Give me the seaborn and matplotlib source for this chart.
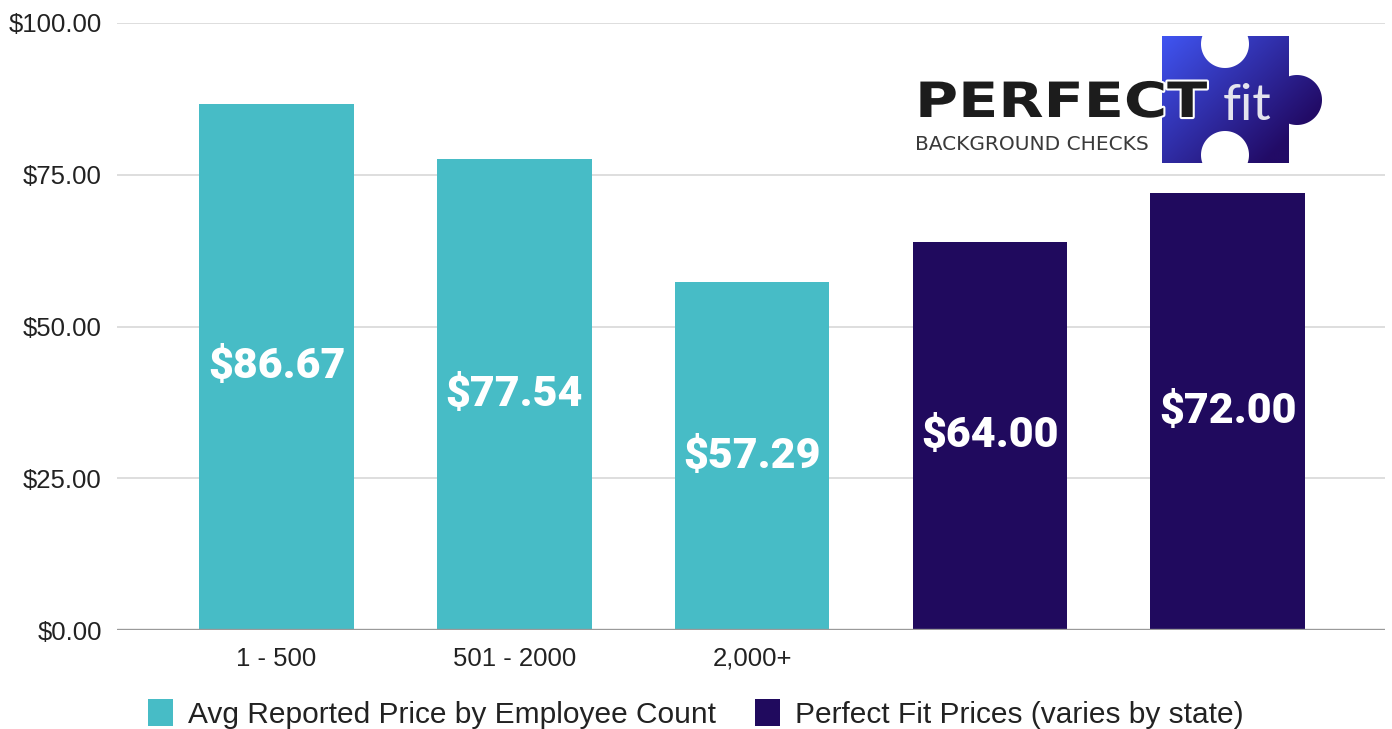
import numpy as np
import pandas as pd
import matplotlib
matplotlib.use("Agg")
import matplotlib.pyplot as plt
import matplotlib.colors as mcolors
import seaborn as sns
from matplotlib.path import Path
from matplotlib.patches import PathPatch
from matplotlib import patheffects
from matplotlib.transforms import Affine2D

# ---------------- data ----------------
categories = ["1 - 500", "501 - 2000", "2,000+", "Perfect Fit A", "Perfect Fit B"]
tick_labels = ["1 - 500", "501 - 2000", "2,000+", "", ""]
prices = [86.67, 77.54, 57.29, 64.00, 72.00]
series_names = ["Avg Reported Price by Employee Count", "Perfect Fit Prices (varies by state)"]
series = [series_names[0]] * 3 + [series_names[1]] * 2
colors = ["#47BCC6", "#200A5E"]
yticks = [0, 25, 50, 75, 100]

W, H = 1392, 729

sns.set_theme(style="white")
plt.rcParams["font.family"] = ["Liberation Sans", "DejaVu Sans"]

fig = plt.figure(figsize=(W / 100, H / 100), dpi=100)
ax = fig.add_axes([117 / W, 1 - 630 / H, (1385 - 117) / W, (630 - 23) / H])

df = pd.DataFrame({"cat": categories, "price": prices, "series": series})
sns.barplot(data=df, x="cat", y="price", hue="series", hue_order=series_names,
            order=categories, palette=colors, dodge=False, width=0.65,
            linewidth=0, saturation=1, ax=ax)

ax.set_xlim(-0.671, 4.662)
ax.set_ylim(0, 100)
ax.set_yticks(yticks)
ax.set_yticklabels([f"${v:.2f}" for v in yticks])
ax.set_xticks(range(len(categories)))
ax.set_xticklabels(tick_labels)
ax.tick_params(axis="y", length=0, pad=11, labelsize=18.5, labelcolor="#222222")
ax.tick_params(axis="x", length=0, pad=12, labelsize=18.5, labelcolor="#222222")
ax.set_xlabel("")
ax.set_ylabel("")
for s in ax.spines.values():
    s.set_visible(False)
ax.grid(axis="y", color="#dedede", linewidth=1.4)
ax.grid(axis="x", visible=False)
ax.set_axisbelow(True)
ax.axhline(0, color="#9a9a9a", linewidth=2.4, zorder=3)

for c in ax.containers:
    labs = ["" if np.isnan(v) else f"${v:.2f}" for v in c.datavalues]
    ax.bar_label(c, labels=labs, label_type="center", color="white",
                 fontsize=31, fontweight="black", family="Roboto")

handles, labels = ax.get_legend_handles_labels()
if ax.get_legend() is not None:
    ax.get_legend().remove()
fig.legend(handles, labels, loc="center", bbox_to_anchor=(0.5, 1 - 714 / H), ncol=2,
           frameon=False, fontsize=21.5, handlelength=0.85, handleheight=1.0,
           handletextpad=0.5, columnspacing=1.3, labelcolor="#222222")

# ---------------- logo ----------------
lax = fig.add_axes([0, 0, 1, 1], zorder=5)
lax.set_xlim(0, W)
lax.set_ylim(H, 0)
lax.axis("off")
lax.patch.set_alpha(0)


def arc(cx, cy, r, a0, a1, n=60):
    t = np.radians(np.linspace(a0, a1, n))
    return list(zip(cx + r * np.cos(t), cy + r * np.sin(t)))


pts = [(1162, 36)]
pts += arc(1225, 44, 24, 199.47, -19.47)
pts += [(1289, 36)]
pts += arc(1297, 100, 25, -108.66, 108.66)
pts += [(1289, 163)]
pts += arc(1225, 155, 24, 19.47, -199.47)
pts += [(1162, 163), (1162, 36)]
codes = [Path.MOVETO] + [Path.LINETO] * (len(pts) - 2) + [Path.CLOSEPOLY]
piece = PathPatch(Path(pts, codes), facecolor="none", edgecolor="none")
lax.add_patch(piece)

gx, gy = np.meshgrid(np.linspace(0, 1, 200), np.linspace(0, 1, 160))
tt = np.clip((gx * 0.55 + gy * 0.45) / 0.8, 0, 1)
c0 = np.array(mcolors.to_rgb("#4055F2"))
c1 = np.array(mcolors.to_rgb("#220B66"))
img = c0[None, None, :] * (1 - tt[..., None]) + c1[None, None, :] * tt[..., None]
im = lax.imshow(img, extent=(1162, 1322, 163, 36), origin="upper", aspect="auto",
                interpolation="bilinear", zorder=1)
im.set_clip_path(piece)
lax.set_xlim(0, W)
lax.set_ylim(H, 0)


class StretchFx(patheffects.AbstractPathEffect):
    def __init__(self, sx, x0, stroke_w=0.0, stroke_c="white"):
        super().__init__()
        self.sx, self.x0 = sx, x0
        self.stroke_w, self.stroke_c = stroke_w, stroke_c

    def draw_path(self, renderer, gc, tpath, affine, rgbFace=None):
        tr = affine + Affine2D().translate(-self.x0, 0).scale(self.sx, 1).translate(self.x0, 0)
        if self.stroke_w:
            gc0 = renderer.new_gc()
            gc0.copy_properties(gc)
            gc0.set_linewidth(self.stroke_w)
            gc0.set_foreground(self.stroke_c)
            gc0.set_joinstyle("round")
            renderer.draw_path(gc0, tpath, tr, mcolors.to_rgb(self.stroke_c))
            gc0.restore()
        renderer.draw_path(gc, tpath, tr, rgbFace)


lax.text(915, 117, "PERFECT", fontsize=35, fontweight="bold", family="DejaVu Sans",
         color="#1c1c1c", ha="left", va="baseline", zorder=3,
         path_effects=[StretchFx(1.21, 915, stroke_w=3)])
lax.text(1223, 120, "fit", fontsize=37, fontweight="normal", family="Lato",
         color="#e4e4ee", ha="left", va="baseline", zorder=3)
lax.text(915, 150, "BACKGROUND CHECKS", fontsize=14.5, family="DejaVu Sans",
         color="#3a3a3a", ha="left", va="baseline", zorder=3)

fig.savefig("out.png", dpi=100)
▬▬▬
> Task description
Report only the count of lines that include the string "matplotlib".

> Problem solution
9